## What needs to be done
Lines containing the word "matplotlib" need to be counted. Please reply with how many there are, and nothing else.

## Charts and diagrams as code
----

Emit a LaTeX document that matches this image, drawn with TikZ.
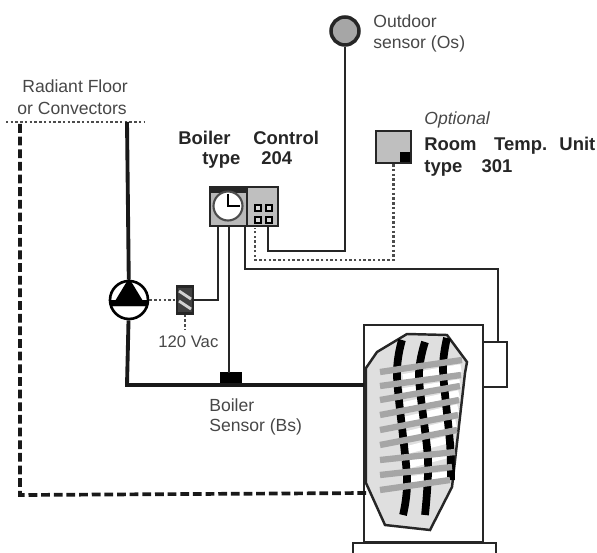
\documentclass[tikz,border=0pt]{standalone}
\usepackage{fontspec}
\setmainfont{Liberation Sans}
\tikzset{
    pipe/.style={line width=2.2pt, color=black!90},
    wire/.style={line width=1.5pt, color=black!85},
    dotwire/.style={line width=1.5pt, dash pattern=on 1.4pt off 1.3pt, color=black!70},
    flowpipe/.style={line width=2.1pt, dash pattern=on 5pt off 2.2pt, color=black!90},
    panel/.style={draw=black!85, line width=1.4pt, inner sep=0pt},
    label/.style={anchor=west, inner sep=0pt, font=\fontsize{10}{12}\selectfont, color=black!72},
    boldlabel/.style={label, font=\fontsize{10.5}{12}\selectfont\bfseries, color=black!85},
    knob/.style={draw, fill=gray!30, line width=0.9pt, inner sep=0pt, minimum size=0.11cm},
}
\begin{document}
\begin{tikzpicture}[x=0.02cm, y=-0.02cm]
    \useasboundingbox (0,0) rectangle (597,553);
    % texts
    \node[label] (radiant) at (22,86) {Radiant Floor};
    \node[label] (convectors) at (17,108) {or Convectors};
    \node[boldlabel] (boilerword) at (178,138) {Boiler};
    \node[boldlabel] (controlword) at (253,138) {Control};
    \node[boldlabel] (typecontrol) at (202,160) {type\hspace{12pt}204};
    \node[label] (outdoorword) at (373,21) {Outdoor};
    \node[label] (sensorword) at (373,44) {sensor (Os)};
    \node[label, font=\fontsize{10}{12}\selectfont\itshape] (optional) at (424,120) {Optional};
    \node[boldlabel] (roomword) at (424,146) {Room\hspace{10pt}Temp.\hspace{7pt}Unit};
    \node[boldlabel] (typeroom) at (424,168) {type\hspace{11pt}301};
    \node[label, font=\fontsize{9.5}{12}\selectfont] (vac) at (158,342) {120 Vac};
    \node[label] (boilersens) at (209,405) {Boiler};
    \node[label] (bssens) at (209,427) {Sensor (Bs)};
    % devices
    \node[draw=black!85, circle, fill=gray!70, line width=2pt, minimum size=0.56cm, inner sep=0pt] (outdoor) at (345,31) {};
    \node[panel, fill=gray!50, minimum width=0.7cm, minimum height=0.64cm] (room) at (393.5,147) {};
    \node[fill=black, inner sep=0pt, minimum size=0.19cm] (roomdot) at (405,157) {};
    \node[panel, fill=gray!55, minimum width=0.74cm, minimum height=0.78cm] (clockpanel) at (228.5,206.5) {};
    \node[fill=black!85, inner sep=0pt, minimum width=0.72cm, minimum height=0.12cm] (clockstrip) at (228.5,190) {};
    \node[panel, fill=gray!50, minimum width=0.62cm, minimum height=0.78cm] (keypanel) at (262.5,206.5) {};
    \node[draw=black!70, circle, fill=white, line width=1.2pt, minimum size=0.58cm, inner sep=0pt] (clock) at (228,206) {};
    \node[knob] (knoba) at (258,208) {};
    \node[knob] (knobb) at (269,208) {};
    \node[knob] (knobc) at (258,220) {};
    \node[knob] (knobd) at (269,220) {};
    \node[panel, fill=black!75, minimum width=0.32cm, minimum height=0.54cm] (relay) at (185,300) {};
    \node[draw, circle, fill=white, line width=1.5pt, minimum size=0.76cm, inner sep=0pt] (pump) at (129,300) {};
    \node[fill=black, inner sep=0pt, minimum width=0.44cm, minimum height=0.24cm] (boilersensor) at (231,378) {};
    % boiler
    \node[panel, minimum width=2.38cm, minimum height=4.34cm] (cabinet) at (423.5,433.5) {};
    \node[panel, minimum width=0.48cm, minimum height=0.9cm] (sidebox) at (495,364.5) {};
    \draw[panel] (353,553) -- (353,543) -- (496,543) -- (496,553);
    \draw[line width=1.4pt, draw=black!85, fill=gray!25] (366,368) -- (377,352) -- (407,334) -- (447,335) -- (467,362) -- (465,373) -- (457,443) -- (452,487) -- (430,530) -- (385,525) -- (366,483) -- cycle;
    \foreach \yl/\xr/\yr in {372/461/367, 386/460/382, 400/459/393, 415/458/407, 430/456/422, 445/454/437, 460/452/452, 475/449/474} {
        \draw[line width=4.4pt, color=white] (403,\yl+6) -- (\xr,\yr+1);
    }
    \draw[line width=4.4pt] plot[smooth] coordinates {(402,340) (397,377) (407,477) (403,515)};
    \draw[line width=4.4pt] plot[smooth] coordinates {(425,342) (419,377) (428,460) (425,515)};
    \draw[line width=4.4pt] plot[smooth] coordinates {(447,338) (443,370) (450,443) (451,480)};
    \foreach \yl/\xr/\yr in {372/462/360, 386/461/375, 400/460/386, 415/459/400, 430/458/415, 445/457/430, 460/455/452, 475/452/467, 490/450/480} {
        \draw[line width=3.6pt, color=gray!70] (380,\yl) -- (\xr,\yr);
    }
    % clock hands
    \coordinate (handup) at (228,194);
    \coordinate (handright) at (240,206);
    \draw[line width=1.6pt] (handup) -- (clock.center) -- (handright);
    % pump
    \coordinate (tipa) at (129,278);
    \coordinate (tipb) at (112,306);
    \coordinate (tipc) at (146,306);
    \fill (tipa) -- (tipc) -- (tipb) -- cycle;
    \fill (pump.west) -- (pump.east) -- (tipc) -- (tipb) -- cycle;
    % relay stripes
    \coordinate (stripea) at (179,291);
    \coordinate (stripeb) at (191,299);
    \coordinate (stripec) at (179,301);
    \coordinate (striped) at (191,309);
    \draw[line width=1.6pt, color=gray!35] (stripea) -- (stripeb);
    \draw[line width=1.6pt, color=gray!35] (stripec) -- (striped);
    % points
    \coordinate (floorleft) at (6,122);
    \coordinate (floorright) at (145,122);
    \coordinate (floorjoin) at (127,122);
    \coordinate (returntop) at (20,124);
    \coordinate (returnbend) at (20,495);
    \coordinate (returnend) at (367,493);
    \coordinate (pumpdown) at (127,385);
    \coordinate (boilerin) at (364,385);
    \coordinate (relaytop) at (218,226);
    \coordinate (relaybend) at (218,300);
    \coordinate (probetop) at (229,226);
    \coordinate (probebottom) at (229,373);
    \coordinate (dottop) at (255,228);
    \coordinate (dotbend) at (255,260);
    \coordinate (dotright) at (393.5,260);
    \coordinate (osport) at (268,226);
    \coordinate (osbend) at (268,251);
    \coordinate (oscorner) at (345,251);
    \coordinate (sideport) at (245,226);
    \coordinate (sidebend) at (245,269);
    \coordinate (sidecorner) at (498,269);
    \coordinate (sidetop) at (498,342);
    \coordinate (vacend) at (185,330);
    % connectors
    \draw[dotwire] (floorleft) -- (floorright);
    \draw[pipe] (floorjoin) -- (pump);
    \draw[pipe] (pump) -- (pumpdown) -- (boilerin);
    \draw[flowpipe] (returntop) -- (returnbend) -- (returnend);
    \draw[wire] (relaytop) -- (relaybend) -- (relay);
    \draw[wire] (probetop) -- (probebottom);
    \draw[wire] (outdoor) -- (oscorner) -- (osbend) -- (osport);
    \draw[wire] (sideport) -- (sidebend) -- (sidecorner) -- (sidetop);
    \draw[dotwire] (room) -- (dotright) -- (dotbend) -- (dottop);
    \draw[dotwire] (pump) -- (relay);
    \draw[dotwire] (relay) -- (vacend);
\end{tikzpicture}
\end{document}
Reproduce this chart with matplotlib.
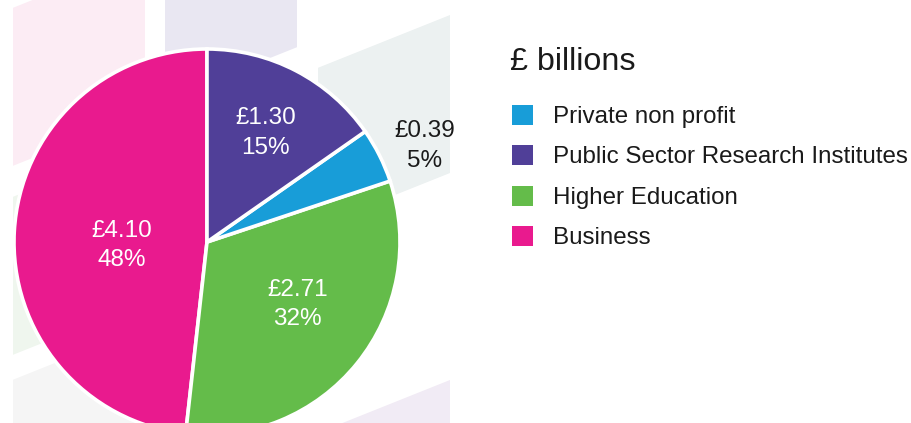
import numpy as np
import matplotlib
matplotlib.use("Agg")
import matplotlib.pyplot as plt
from matplotlib.patches import Polygon, Rectangle

plt.rcParams['font.family'] = ['Liberation Sans', 'DejaVu Sans']

# R&D spend by sector, £ billions
categories = ["Private non profit", "Public Sector Research Institutes",
              "Higher Education", "Business"]
values = [0.39, 1.30, 2.71, 4.10]
percents = [5, 15, 32, 48]
colors = ["#189dd8", "#503f98", "#64bc4a", "#e91a8e"]

# pie goes anticlockwise from 12 o'clock in this order
pie_order = [3, 2, 0, 1]

# label placement per category: distance from centre, angle nudge (deg), text colour
label_dist = [1.24, 0.66, 0.56, 0.44]
label_nudge = [-2, 0, 6, 3]
label_color = ["#1a1a1a", "white", "white", "white"]

W, H = 912, 423
fig = plt.figure(figsize=(W / 100, H / 100), dpi=100)

# faint slanted tiles behind the pie (pixel coords)
bg = fig.add_axes([0, 0, 1, 1], zorder=0)
bg.set_xlim(0, W)
bg.set_ylim(H, 0)
bg.axis("off")
tiles = [
    (13, 145, 13, "#fcecf4"),
    (165, 297, 8, "#e9e7f2"),
    (13, 145, 202, "#eff6ee"),
    (13, 145, 385, "#f5f5f5"),
    (318, 450, 195, "#ecf1f1"),
    (318, 450, 560, "#f1ebf5"),
]
slope, tile_h = 0.4, 158
for x0, x1, c, col in tiles:
    pts = [(x0, c - slope * x0), (x1, c - slope * x1),
           (x1, c + tile_h - slope * x1), (x0, c + tile_h - slope * x0)]
    bg.add_patch(Polygon(pts, closed=True, facecolor=col, edgecolor="none"))

# pie: centre (207, 242) px, radius 193 px
cx, cy, r = 207, 242, 193
ax = fig.add_axes([(cx - r) / W, (H - cy - r) / H, 2 * r / W, 2 * r / H], zorder=1)
wedges, _ = ax.pie([values[i] for i in pie_order],
                   colors=[colors[i] for i in pie_order],
                   startangle=90, counterclock=True, radius=1,
                   wedgeprops=dict(edgecolor="white", linewidth=2.6))
ax.set_xlim(-1, 1)
ax.set_ylim(-1, 1)
ax.axis("off")

for w, i in zip(wedges, pie_order):
    ang = np.radians((w.theta1 + w.theta2) / 2 + label_nudge[i])
    d = label_dist[i]
    ax.text(d * np.cos(ang), d * np.sin(ang) - 0.02,
            "£%.2f\n%d%%" % (values[i], percents[i]),
            ha="center", va="center", fontsize=17.5, color=label_color[i],
            linespacing=1.44, clip_on=False)

# legend
fig.text(510 / W, (H - 70) / H, "£ billions", fontsize=23.2, color="#1a1a1a",
         ha="left", va="baseline")
for k, (name, col) in enumerate(zip(categories, colors)):
    top = 105 + 40.4 * k
    fig.add_artist(Rectangle((512 / W, (H - top - 20) / H), 21 / W, 20 / H,
                             transform=fig.transFigure, facecolor=col,
                             edgecolor="none"))
    fig.text(553 / W, (H - 123 - 40.3 * k) / H, name, fontsize=17.4,
             color="#1a1a1a", ha="left", va="baseline")

fig.savefig("out.png", dpi=100)
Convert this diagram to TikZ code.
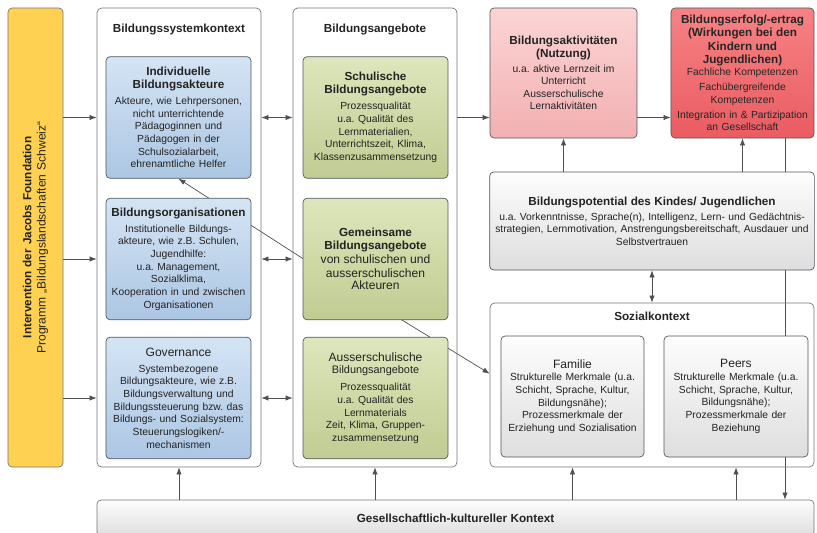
\documentclass[tikz,border=0pt]{standalone}
\usepackage{fontspec}
\setmainfont{Liberation Sans}
\usetikzlibrary{arrows.meta,positioning,backgrounds}
\setlength{\parindent}{0pt}
\frenchspacing

\definecolor{linegray}{RGB}{80,80,80}
\definecolor{boxline}{RGB}{80,88,96}
\definecolor{outerline}{RGB}{120,120,120}
\definecolor{textgray}{RGB}{35,35,35}
\definecolor{jacobsyellow}{RGB}{255,209,82}
\definecolor{bluetop}{RGB}{212,228,244}
\definecolor{bluebot}{RGB}{172,198,227}
\definecolor{greentop}{RGB}{222,230,188}
\definecolor{greenbot}{RGB}{192,204,146}
\definecolor{pinktop}{RGB}{252,212,212}
\definecolor{pinkbot}{RGB}{242,176,178}
\definecolor{redtop}{RGB}{246,130,132}
\definecolor{redbot}{RGB}{234,92,98}
\definecolor{graytop}{RGB}{253,253,253}
\definecolor{graybot}{RGB}{222,222,222}

\newcommand{\boxhead}{\fontsize{10}{11.5}\selectfont\bfseries}
\newcommand{\boxbig}{\fontsize{10.3}{12}\selectfont}
\newcommand{\boxtext}{\fontsize{8.8}{10.8}\selectfont}

\tikzset{
  box/.style={draw=boxline, line width=0.6pt, rounded corners=3.5pt, align=center,
    text=textgray, font=\boxtext, inner sep=2pt},
  bluebox/.style={box, top color=bluetop, bottom color=bluebot,
    minimum width=4.35cm, minimum height=3.65cm, text width=4.2cm},
  greenbox/.style={box, top color=greentop, bottom color=greenbot,
    minimum width=4.35cm, minimum height=3.65cm, text width=4.2cm},
  graybox/.style={box, top color=graytop, bottom color=graybot},
  outerbox/.style={draw=outerline, line width=0.6pt, rounded corners=4pt,
    minimum width=4.92cm, minimum height=13.77cm},
  titletext/.style={font=\boxhead, text=textgray, inner sep=0pt},
  conn/.style={draw=linegray, line width=0.6pt},
}

\begin{document}
\begin{tikzpicture}[x=0.03cm, y=-0.03cm, >={Latex[length=6pt,width=4.5pt]}]
  \useasboundingbox (0,0) rectangle (817,532); % page

  \node[box, fill=jacobsyellow, draw=outerline, minimum width=1.65cm, minimum height=13.77cm] (jacobs) at (35.5,237.5) {}; % Jacobs Foundation
  \node[rotate=90, align=center, text width=12cm, text=textgray, font=\boxbig] (jacobstext) at (jacobs) {{\boxhead Intervention der Jacobs Foundation}\\ Programm „Bildungslandschaften Schweiz“}; % Jacobs label

  \node[outerbox] (sys) at (179,237.5) {}; % Bildungssystemkontext frame
  \node[titletext, below=14pt of sys.north] (systitle) {Bildungssystemkontext}; % frame title
  \node[bluebox] (indiv) at (178.5,117.5) {{\boxhead Individuelle\\ Bildungsakteure}\\[3pt] Akteure, wie Lehrpersonen,\\ nicht unterrichtende\\ Pädagoginnen und\\ Pädagogen in der\\ Schulsozialarbeit,\\ ehrenamtliche Helfer}; % Individuelle Bildungsakteure
  \node[bluebox] (org) at (178.5,259) {{\boxhead Bildungsorganisationen}\\[3pt] Institutionelle Bildungs-\\ akteure, wie z.B. Schulen,\\ Jugendhilfe:\\ u.a. Management,\\ Sozialklima,\\ Kooperation in und zwischen\\ Organisationen}; % Bildungsorganisationen
  \node[bluebox] (gov) at (178.5,398) {{\boxbig Governance}\\[3pt] Systembezogene\\ Bildungsakteure, wie z.B.\\ Bildungsverwaltung und\\ Bildungssteuerung bzw. das\\ Bildungs- und Sozialsystem:\\ Steuerungslogiken/-\\ mechanismen}; % Governance

  \node[outerbox] (ang) at (375,237.5) {}; % Bildungsangebote frame
  \node[titletext, below=14pt of ang.north] (angtitle) {Bildungsangebote}; % frame title
  \node[greenbox] (schul) at (375.5,117.5) {{\boxhead Schulische\\ Bildungsangebote}\\[3pt] Prozessqualität\\ u.a. Qualität des\\ Lernmaterialien,\\ Unterrichtszeit, Klima,\\ Klassenzusammensetzung}; % Schulische Angebote
  \node[greenbox] (gem) at (375.5,259) {{\boxhead Gemeinsame\\ Bildungsangebote}\\ {\boxbig von schulischen und\\ ausserschulischen\\ Akteuren}}; % Gemeinsame Angebote
  \node[greenbox] (aus) at (375.5,398) {{\boxbig Ausserschulische}\\ {\fontsize{9.3}{11}\selectfont Bildungsangebote}\\[4pt] Prozessqualität\\ u.a. Qualität des\\ Lernmaterials\\ Zeit, Klima, Gruppen-\\ zusammensetzung}; % Ausserschulische Angebote

  \node[box, top color=pinktop, bottom color=pinkbot, minimum width=4.41cm, minimum height=3.9cm, text width=4.25cm] (akt) at (563.5,73) {{\boxhead Bildungsaktivitäten\\ (Nutzung)}\\[2pt] u.a. aktive Lernzeit im\\ Unterricht\\ Ausserschulische\\ Lernaktivitäten}; % Bildungsaktivitaeten
  \node[box, top color=redtop, bottom color=redbot, text=black!85, minimum width=4.29cm, minimum height=3.9cm, text width=4.15cm] (erfolg) at (742.5,73) {{\boxhead Bildungserfolg/-ertrag\\ (Wirkungen bei den\\ Kindern und\\ Jugendlichen)}\\ Fachliche Kompetenzen\\[2pt] Fachübergreifende\\ Kompetenzen\\[2pt] Integration in \& Partizipation\\ an Gesellschaft}; % Bildungserfolg
  \node[graybox, minimum width=9.72cm, minimum height=2.94cm, text width=9.6cm] (pot) at (652,221) {{\boxhead Bildungspotential des Kindes/ Jugendlichen}\\[2pt] u.a. Vorkenntnisse, Sprache(n), Intelligenz, Lern- und Gedächtnis-\\ strategien, Lernmotivation, Anstrengungsbereitschaft, Ausdauer und\\ Selbstvertrauen}; % Bildungspotential

  \node[outerbox, minimum width=9.72cm, minimum height=4.92cm] (sozial) at (652,385) {}; % Sozialkontext frame
  \node[titletext, below=8pt of sozial.north] (sozialtitle) {Sozialkontext}; % frame title
  \node[graybox, minimum width=4.29cm, minimum height=3.63cm, text width=4.15cm] (familie) at (572.5,396.5) {{\boxbig Familie}\\ Strukturelle Merkmale (u.a.\\ Schicht, Sprache, Kultur,\\ Bildungsnähe);\\ Prozessmerkmale der\\ Erziehung und Sozialisation}; % Familie
  \node[graybox, minimum width=4.32cm, minimum height=3.63cm, text width=4.15cm] (peers) at (736,396.5) {{\boxbig Peers}\\ Strukturelle Merkmale (u.a.\\ Schicht, Sprache, Kultur,\\ Bildungsnähe);\\ Prozessmerkmale der\\ Beziehung}; % Peers

  \node[graybox, draw=outerline, minimum width=21.51cm, minimum height=1.08cm, text width=21cm] (gesell) at (455.5,518) {{\boxhead Gesellschaftlich-kultureller Kontext}}; % Gesellschaft

  \draw[conn,->] (jacobs.east |- indiv) -- (sys.west |- indiv); % Jacobs to system
  \draw[conn,->] (jacobs.east |- org) -- (sys.west |- org); % Jacobs to system
  \draw[conn,->] (jacobs.east |- gov) -- (sys.west |- gov); % Jacobs to system
  \draw[conn,<->] (sys.east |- indiv) -- (ang.west |- indiv); % system - offers
  \draw[conn,<->] (sys.east |- org) -- (ang.west |- org); % system - offers
  \draw[conn,<->] (sys.east |- gov) -- (ang.west |- gov); % system - offers
  \draw[conn,->] (ang.east |- schul) -- (akt.west |- schul); % offers to use
  \draw[conn,->] (akt.east |- schul) -- (erfolg.west |- schul); % use to outcome
  \draw[conn,->] (akt.south |- pot.north) -- (akt.south); % potential to use
  \draw[conn,->] (erfolg.south |- pot.north) -- (erfolg.south); % potential to outcome
  \draw[conn,<->] (pot.south) -- (sozial.north); % potential - social context
  \draw[conn,->] (sys.south |- gesell.north) -- (sys.south); % society to system
  \draw[conn,->] (ang.south |- gesell.north) -- (ang.south); % society to offers
  \draw[conn,->] (familie.south |- gesell.north) -- (familie.south |- sozial.south); % society to social
  \draw[conn,->] (peers.south |- gesell.north) -- (peers.south |- sozial.south); % society to social

  \begin{scope}[on background layer]
    \coordinate (gemhub) at (330,276); % start inside Gemeinsame
    \coordinate (drop) at (785,138); % start below Bildungserfolg
    \draw[conn,->] (gemhub) -- (indiv.south); % Gemeinsame to Individuelle
    \draw[conn,->] (gemhub) -- (sozial.176); % Gemeinsame to Sozialkontext
    \draw[conn,->] (drop) -- (drop |- gesell.north); % outcome to society
  \end{scope}
\end{tikzpicture}
\end{document}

----

## Exercise response
5